[What is asked]: The lines from the beginning of the records below through the one holding "5, 2, 1, 0, 0];" are to be copied exactly; leave the pictures out.

[Data lines]:
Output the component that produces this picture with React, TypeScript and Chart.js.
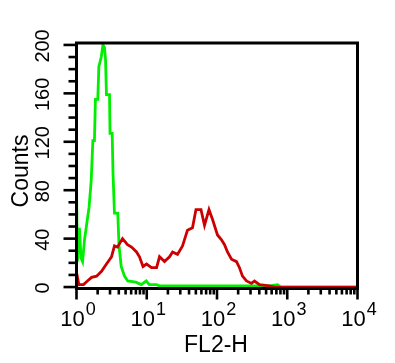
import { useEffect, useRef } from 'react';
import { Chart, registerables } from 'chart.js';

Chart.register(...registerables);

// FL2-H channel values (log axis) and counts
const greenX = [1.0, 1.03, 1.1, 1.16, 1.22, 1.3, 1.39, 1.51, 1.62, 1.71, 1.8, 1.86, 2.01, 2.08, 2.25, 2.38, 2.5, 2.59, 2.67, 2.95, 3.0, 3.22, 3.31, 3.47, 3.87, 4.03, 4.33, 4.82, 5.37, 6.99, 8.34, 9.83, 10.9, 13.7, 15.2, 21.1, 472, 560, 728, 804, 10000];
const greenY = [86, 21, 49, 24, 21, 39, 51, 66, 88, 121, 121, 155, 155, 182, 190, 200, 198, 188, 159, 159, 127, 127, 94, 61, 61, 34, 17, 9, 5, 4, 2, 5, 2, 2, 1, 1, 1, 1, 2, 0, 0];

const redX = [1.0, 1.01, 1.08, 1.26, 1.43, 1.64, 1.93, 2.27, 2.67, 3.15, 3.47, 3.83, 4.52, 5.32, 6.07, 7.15, 7.88, 8.85, 9.92, 11.7, 13.8, 15.2, 17.9, 21.1, 23.3, 27.4, 32.3, 38.0, 44.8, 50.2, 59.2, 66.4, 76.9, 86.2, 101.6, 115.9, 127.9, 141, 160.8, 189.6, 209, 230.6, 263, 309.7, 341.7, 402.7, 558, 660, 10000];
const redY = [0, 11, 2, 2, 5, 8, 9, 13, 19, 25, 34, 33, 40, 35, 33, 29, 25, 17, 19, 16, 16, 25, 21, 25, 29, 27, 34, 47, 49, 64, 64, 51, 64, 56, 43, 39, 35, 29, 23, 21, 16, 9, 5, 3, 5, 2, 1, 0, 0];

const yTickLabels = [0, 40, 80, 120, 160, 200];
const xDecades = [0, 1, 2, 3, 4];
const xTitle = 'FL2-H';
const yTitle = 'Counts';

const FONT = '"Liberation Sans", Arial, sans-serif';

const axesPlugin = {
  id: 'facsAxes',
  afterDatasetsDraw(chart: any) {
    const { ctx, chartArea: a, scales } = chart;
    const xs = scales.x;
    const ys = scales.y;
    ctx.save();
    ctx.strokeStyle = '#000';
    ctx.fillStyle = '#000';
    ctx.lineWidth = 3;
    ctx.strokeRect(a.left, a.top, a.right - a.left, a.bottom - a.top);

    // y ticks every 10, long every 40
    ctx.lineWidth = 2.6;
    for (let v = 0; v <= 200; v += 10) {
      const py = ys.getPixelForValue(v);
      const major = v % 40 === 0;
      ctx.beginPath();
      ctx.moveTo(a.left, py);
      ctx.lineTo(a.left - (major ? 13 : 8), py);
      ctx.stroke();
    }
    // x ticks: decades long, 2..9 short
    for (let d = 0; d < 4; d++) {
      for (let m = 1; m <= 9; m++) {
        const px = xs.getPixelForValue(m * Math.pow(10, d));
        ctx.beginPath();
        ctx.moveTo(px, a.bottom);
        ctx.lineTo(px, a.bottom + (m === 1 ? 11 : 6));
        ctx.stroke();
      }
    }
    {
      const px = xs.getPixelForValue(10000);
      ctx.beginPath();
      ctx.moveTo(px, a.bottom);
      ctx.lineTo(px, a.bottom + 11);
      ctx.stroke();
    }

    // x tick labels 10^k
    for (const d of xDecades) {
      const px = xs.getPixelForValue(Math.pow(10, d));
      ctx.font = `22px ${FONT}`;
      const wb = ctx.measureText('10').width;
      ctx.font = `18px ${FONT}`;
      const we = ctx.measureText(String(d)).width;
      const start = px - (wb + we) / 2 + 1;
      ctx.textAlign = 'left';
      ctx.textBaseline = 'alphabetic';
      ctx.font = `22px ${FONT}`;
      ctx.fillText('10', start, 326);
      ctx.font = `18px ${FONT}`;
      ctx.fillText(String(d), start + wb + 1, 315);
    }

    // y tick labels rotated
    ctx.font = `20px ${FONT}`;
    ctx.textAlign = 'center';
    for (const v of yTickLabels) {
      const py = ys.getPixelForValue(v);
      ctx.save();
      ctx.translate(49, py + 1);
      ctx.rotate(-Math.PI / 2);
      ctx.fillText(String(v), 0, 0);
      ctx.restore();
    }

    // titles
    ctx.font = `23px ${FONT}`;
    ctx.textAlign = 'center';
    ctx.fillText(xTitle, (a.left + a.right) / 2 - 1, 352);
    ctx.save();
    ctx.translate(28, 171);
    ctx.rotate(-Math.PI / 2);
    ctx.fillText(yTitle, 0, 0);
    ctx.restore();
    ctx.restore();
  },
};

export default function App() {
  const ref = useRef<HTMLCanvasElement | null>(null);
  useEffect(() => {
    if (!ref.current) return;
    const chart = new Chart(ref.current, {
      type: 'line',
      data: {
        datasets: [
          {
            label: 'red',
            data: redX.map((x, i) => ({ x, y: redY[i] })),
            borderColor: '#cc0000',
            borderWidth: 2.8,
            pointRadius: 0,
            tension: 0,
            fill: false,
          },
          {
            label: 'green',
            data: greenX.map((x, i) => ({ x, y: greenY[i] })),
            borderColor: '#00ee00',
            borderWidth: 2.8,
            pointRadius: 0,
            tension: 0,
            fill: false,
          },
        ],
      },
      options: {
        responsive: false,
        animation: false,
        devicePixelRatio: 1,
        layout: { padding: { left: 76.5, right: 37.5, top: 43, bottom: 74.5 } },
        plugins: { legend: { display: false }, tooltip: { enabled: false } },
        scales: {
          x: { type: 'logarithmic', min: 1, max: 10000, display: false },
          y: { type: 'linear', min: -1.2, max: 201.6, display: false },
        },
      },
      plugins: [axesPlugin],
    });
    return () => chart.destroy();
  }, []);
  return (
    <div style={{ position: 'absolute', left: 0, top: 0, width: 395, height: 363, background: '#fff' }}>
      <canvas ref={ref} width={395} height={363} />
    </div>
  );
}
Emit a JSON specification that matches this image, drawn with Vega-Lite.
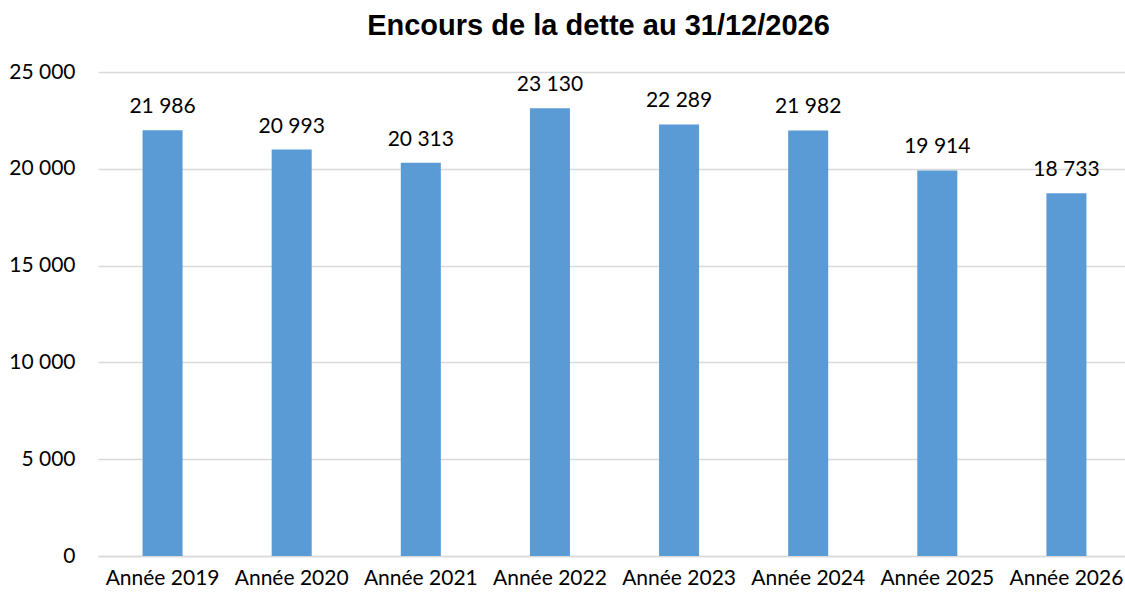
{
  "$schema": "https://vega.github.io/schema/vega-lite/v6.json",
  "width": 1033,
  "height": 484,
  "autosize": {"type": "none"},
  "padding": {"left": 98, "top": 72, "right": 0, "bottom": 42},
  "background": "white",
  "title": {
    "text": "Encours de la dette au 31/12/2026",
    "font": "Liberation Sans",
    "fontSize": 29,
    "fontWeight": "bold",
    "color": "#000000",
    "anchor": "middle",
    "frame": "group",
    "dx": -16,
    "offset": 20
  },
  "config": {
    "locale": {"number": {"decimal": ",", "thousands": " ", "grouping": [3], "currency": ["", " €"]}},
    "view": {"stroke": null},
    "axis": {"labelFont": "Lato", "labelFontSize": 21, "labelColor": "#000000", "domain": false, "ticks": false}
  },
  "data": {
    "values": [
      {"annee": "Année 2019", "encours": 21986},
      {"annee": "Année 2020", "encours": 20993},
      {"annee": "Année 2021", "encours": 20313},
      {"annee": "Année 2022", "encours": 23130},
      {"annee": "Année 2023", "encours": 22289},
      {"annee": "Année 2024", "encours": 21982},
      {"annee": "Année 2025", "encours": 19914},
      {"annee": "Année 2026", "encours": 18733}
    ]
  },
  "encoding": {
    "x": {
      "field": "annee", "type": "nominal", "sort": null,
      "scale": {"paddingInner": 0.69, "paddingOuter": 0.345},
      "axis": {"title": null, "labelAngle": 0, "labelPadding": 11, "grid": false, "domain": true, "domainColor": "#D9D9D9", "domainWidth": 1.5}
    },
    "y": {
      "field": "encours", "type": "quantitative",
      "scale": {"domain": [0, 25000]},
      "axis": {"title": null, "values": [0, 5000, 10000, 15000, 20000, 25000], "format": ",d", "labelPadding": 23, "grid": true, "gridColor": "#D9D9D9", "gridWidth": 1.5}
    }
  },
  "layer": [
    {"mark": {"type": "bar", "color": "#5B9BD5"}},
    {
      "mark": {"type": "text", "font": "Lato", "fontSize": 21, "color": "#000000", "baseline": "alphabetic", "dy": -17},
      "encoding": {"text": {"field": "encours", "type": "quantitative", "format": ",d"}}
    }
  ]
}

[Written response]:
Output the component that produces this picture with React, TypeScript and Chart.js.
import { useEffect, useRef } from 'react';
import { Chart, registerables } from 'chart.js';

Chart.register(...registerables);

// FL2-H channel values (log axis) and counts
const greenX = [1.0, 1.03, 1.1, 1.16, 1.22, 1.3, 1.39, 1.51, 1.62, 1.71, 1.8, 1.86, 2.01, 2.08, 2.25, 2.38, 2.5, 2.59, 2.67, 2.95, 3.0, 3.22, 3.31, 3.47, 3.87, 4.03, 4.33, 4.82, 5.37, 6.99, 8.34, 9.83, 10.9, 13.7, 15.2, 21.1, 472, 560, 728, 804, 10000];
const greenY = [86, 21, 49, 24, 21, 39, 51, 66, 88, 121, 121, 155, 155, 182, 190, 200, 198, 188, 159, 159, 127, 127, 94, 61, 61, 34, 17, 9, 5, 4, 2, 5, 2, 2, 1, 1, 1, 1, 2, 0, 0];

const redX = [1.0, 1.01, 1.08, 1.26, 1.43, 1.64, 1.93, 2.27, 2.67, 3.15, 3.47, 3.83, 4.52, 5.32, 6.07, 7.15, 7.88, 8.85, 9.92, 11.7, 13.8, 15.2, 17.9, 21.1, 23.3, 27.4, 32.3, 38.0, 44.8, 50.2, 59.2, 66.4, 76.9, 86.2, 101.6, 115.9, 127.9, 141, 160.8, 189.6, 209, 230.6, 263, 309.7, 341.7, 402.7, 558, 660, 10000];
const redY = [0, 11, 2, 2, 5, 8, 9, 13, 19, 25, 34, 33, 40, 35, 33, 29, 25, 17, 19, 16, 16, 25, 21, 25, 29, 27, 34, 47, 49, 64, 64, 51, 64, 56, 43, 39, 35, 29, 23, 21, 16, 9, 5, 3, 5, 2, 1, 0, 0];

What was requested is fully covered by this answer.